BSMS, I'm glad I said "most"


----------



## chinoerika (Jun 10, 2013)

For the same reason I don't wear men's ballerina pants when we go dancing.


----------



## Cordillera Cowboy (Jun 6, 2014)

I think many, perhaps most, guys are more concerned with their image than they let on. Jeans project more of a tough guy image than breeches. 

It seems that you would prefer breeches. Wear what you want. If anyone gives you guff about it, give it right back. 

I'll comment on the Tuffrider breeches on your other thread.


----------



## apw1970 (Jun 8, 2010)

I'm a guy. I wear breeches when I ride, either English or western.
I find them very comfortable - moreso than jeans.

The whole "can I be a masculine male and still ride horses thing?" drives me nuts. I just don't get why there are so many more women than men that ride.

And if a guy rides English and wears breeches... well, you know... something must be "wrong" in the manhood department. Sissy boy, right?

Guys need to get over themselves and their insecurities. 

I wear my breeches proudly (and don't tell anyone, but one pair is acutually women's breeches... and they fit me better than my men's breeches.


----------



## BarrelracingArabian (Mar 31, 2010)

Well Im a girl and I can say I don't even own a pair of breeches. I occasionally rode in leggings but much prefer shorts or my jeans. Jeans are just more comfy and protective to me. It is rare you catch me NOT in jeans actually.


----------



## Gossalyn (Sep 12, 2013)

I always thought it was a discipline thing. Western vs. English.

I will say one day i forgot my half chaps and 100% get why i wear tall boots! but again, western doesn't usually have tall boots either.

One horse owner did not want me riding in a dressage saddle w/ jeans - concerned for the saddle. I don't know if her opinion had logic behind it (I've learned to respect everyone's opinion when it comes to their theories around the barn so long as it applies to their horse or stuff)


----------



## bsms (Dec 31, 2010)

^^ I think some English saddles have a covering of soft leather. Jeans might be hard on those. My English saddles were Bates. No covered leather. No damage to the leather seat from my Wranglers.

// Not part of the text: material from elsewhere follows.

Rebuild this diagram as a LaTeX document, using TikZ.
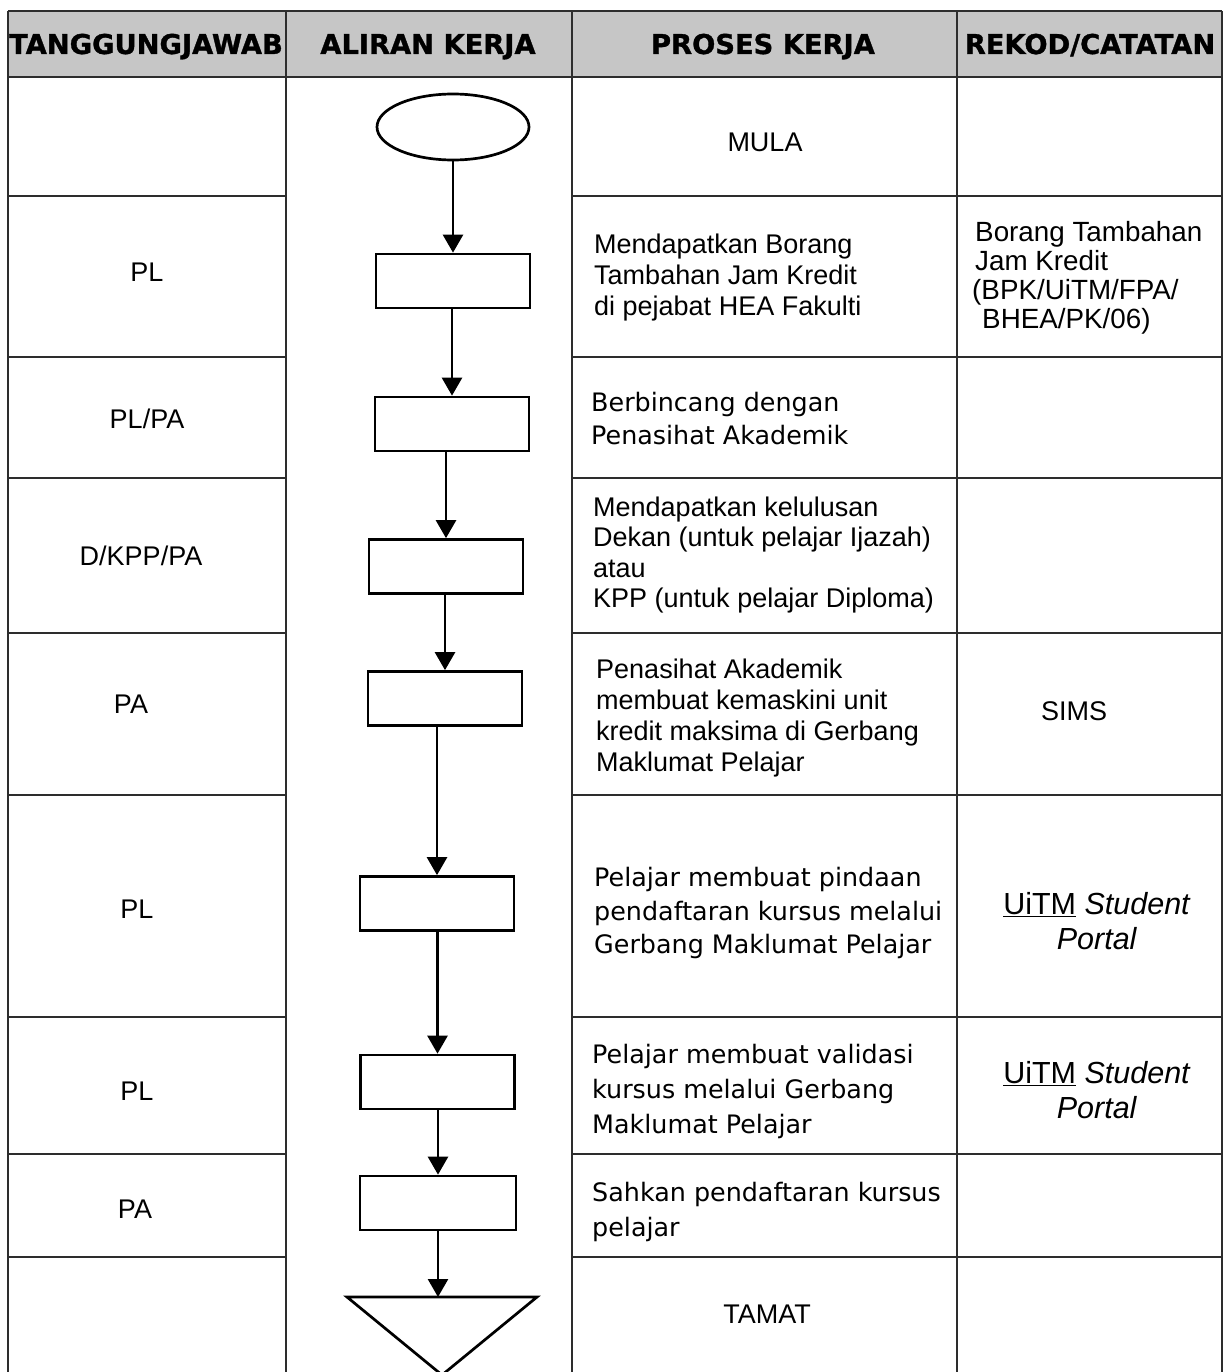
\documentclass[tikz,border=0pt]{standalone}
\usepackage{fontspec}
\setmainfont{Liberation Sans}
\newfontfamily\verd{DejaVu Sans}
\newfontfamily\verdheavy[FakeBold=1.2]{DejaVu Sans Bold}
\usetikzlibrary{arrows.meta,shapes.geometric}
\definecolor{hdrfill}{RGB}{198,198,198}
\definecolor{gridcol}{RGB}{45,45,45}
\begin{document}
\begin{tikzpicture}[x=1pt,y=-1pt,
  grid/.style={line width=2pt, draw=gridcol},
  shapeline/.style={draw=black, line width=2.7pt},
  flowbox/.style={shapeline, rectangle, minimum width=154pt, minimum height=54pt, inner sep=0pt},
  conn/.style={line width=2.6pt, -{Triangle[length=18pt,width=20pt]}},
  hdr/.style={font=\verdheavy\fontsize{27.3}{30}\selectfont, anchor=base, inner sep=0pt},
  lab/.style={font=\fontsize{27}{31}\selectfont, anchor=base, inner sep=0pt},
  ar/.style={font=\fontsize{27}{31}\selectfont, inner sep=0pt, align=left, anchor=west},
  vd/.style={font=\verd\fontsize{25.4}{34}\selectfont, inner sep=0pt, align=left, anchor=west},
  portal/.style={font=\fontsize{30.5}{35}\selectfont, inner sep=0pt, align=center}
]
\useasboundingbox (0,0) rectangle (1226,1372);
\fill[white] (0,0) rectangle (1226,1372);
% header band
\fill[hdrfill] (8,11) rectangle (1222,77);
% table grid
\draw[grid] (8,11) -- (1222,11);
\draw[grid] (8,77) -- (1222,77);
\foreach \x in {8,286,572,957,1222} \draw[grid] (\x,11) -- (\x,1372);
\foreach \y in {196,357,478,633,795,1017,1154,1257} {
  \draw[grid] (8,\y) -- (286,\y);
  \draw[grid] (572,\y) -- (1222,\y);
}
% header texts
\node[hdr] (h1) at (146,54) {TANGGUNGJAWAB};
\node[hdr] (h2) at (428,54) {ALIRAN KERJA};
\node[hdr] (h3) at (763,54) {PROSES KERJA};
\node[hdr] (h4) at (1090,54) {REKOD/CATATAN};
% responsibility labels
\node[lab] (l1) at (147,281) {PL};
\node[lab] (l2) at (147,428) {PL/PA};
\node[lab] (l3) at (141,565) {D/KPP/PA};
\node[lab] (l4) at (131,713) {PA};
\node[lab] (l5) at (137,918) {PL};
\node[lab] (l6) at (137,1100) {PL};
\node[lab] (l7) at (135,1218) {PA};
% flow shapes
\node[shapeline, ellipse, minimum width=152pt, minimum height=66pt, inner sep=0pt] (start) at (453,127) {};
\node[flowbox] (b1) at (453,281) {};
\node[flowbox] (b2) at (452,424) {};
\node[flowbox] (b3) at (446,566.5) {};
\node[flowbox] (b4) at (445,698.5) {};
\node[flowbox] (b5) at (437,903.5) {};
\node[flowbox] (b6) at (437.5,1082) {};
\node[flowbox, minimum width=156pt] (b7) at (438,1203) {};
\coordinate (tt) at (438,1297);
\draw[shapeline, line join=miter] (347,1297) -- (537,1297) -- (442,1375) -- cycle;
% connectors
\draw[conn] (start.south) -- (b1.north);
\draw[conn] (b2.north |- b1.south) -- (b2.north);
\draw[conn] (b3.north |- b2.south) -- (b3.north);
\draw[conn] (b4.north |- b3.south) -- (b4.north);
\draw[conn] (b5.north |- b4.south) -- (b5.north);
\draw[conn] (b6.north |- b5.south) -- (b6.north);
\draw[conn] (b7.north |- b6.south) -- (b7.north);
\draw[conn] (b7.south) -- (tt);
% process texts
\node[lab] (mula) at (765,152) {MULA};
\node[ar] (p1) at (594,278) {Mendapatkan Borang\\Tambahan Jam Kredit\\di pejabat HEA Fakulti};
\node[vd, font=\verd\fontsize{25.4}{33}\selectfont] (p2) at (591,419) {Berbincang dengan\\Penasihat Akademik};
\node[ar, font=\fontsize{27}{30.5}\selectfont] (p3) at (593,555) {Mendapatkan kelulusan\\Dekan (untuk pelajar Ijazah)\\atau\\KPP (untuk pelajar Diploma)};
\node[ar] (p4) at (596,718) {Penasihat Akademik\\membuat kemaskini unit\\kredit maksima di Gerbang\\Maklumat Pelajar};
\node[vd, font=\verd\fontsize{25.4}{33.5}\selectfont] (p5) at (594,913) {Pelajar membuat pindaan\\pendaftaran kursus melalui\\Gerbang Maklumat Pelajar};
\node[vd, font=\verd\fontsize{25.4}{35}\selectfont] (p6) at (592,1091) {Pelajar membuat validasi\\kursus melalui Gerbang\\Maklumat Pelajar};
\node[vd, font=\verd\fontsize{25.4}{35}\selectfont] (p7) at (592,1212) {Sahkan pendaftaran kursus\\pelajar};
\node[lab] (tamat) at (767,1323) {TAMAT};
% record texts
\node[ar, font=\fontsize{27.8}{29}\selectfont] (r1) at (972,278) {\hspace*{3pt}Borang Tambahan\\\hspace*{3pt}Jam Kredit\\(BPK/UiTM/FPA/\\\hspace*{10pt}BHEA/PK/06)};
\node[lab] (r4) at (1074,720) {SIMS};
\node[portal] (r5) at (1097,921) {\underline{UiTM} \textit{Student}\\\textit{Portal}};
\node[portal] (r6) at (1097,1090) {\underline{UiTM} \textit{Student}\\\textit{Portal}};
\end{tikzpicture}
\end{document}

I don't care if someone else wants to ride in breeches, sweat pants, leggings, jeans or shorts. For me...I own jeans. I have some dress pants. The jeans work better than the dress pants. Jeans plus cowboy boots works for me. Anyone else is welcome to use whatever works for them. Judging other riders by their tack, preferences in riding or clothes is obscene, IMHO. I figure the best judge of a rider is the rider's horse...


----------



## trailhorserider (Oct 13, 2009)

I am a girl so take this with a grain of salt, but I always thought it was a functional thing that went along with your riding discipline. For instance, I don't know a single person that rides in breeches. Man, woman or child. BUT, I don't ride with anyone who rides english either. We all ride western saddles.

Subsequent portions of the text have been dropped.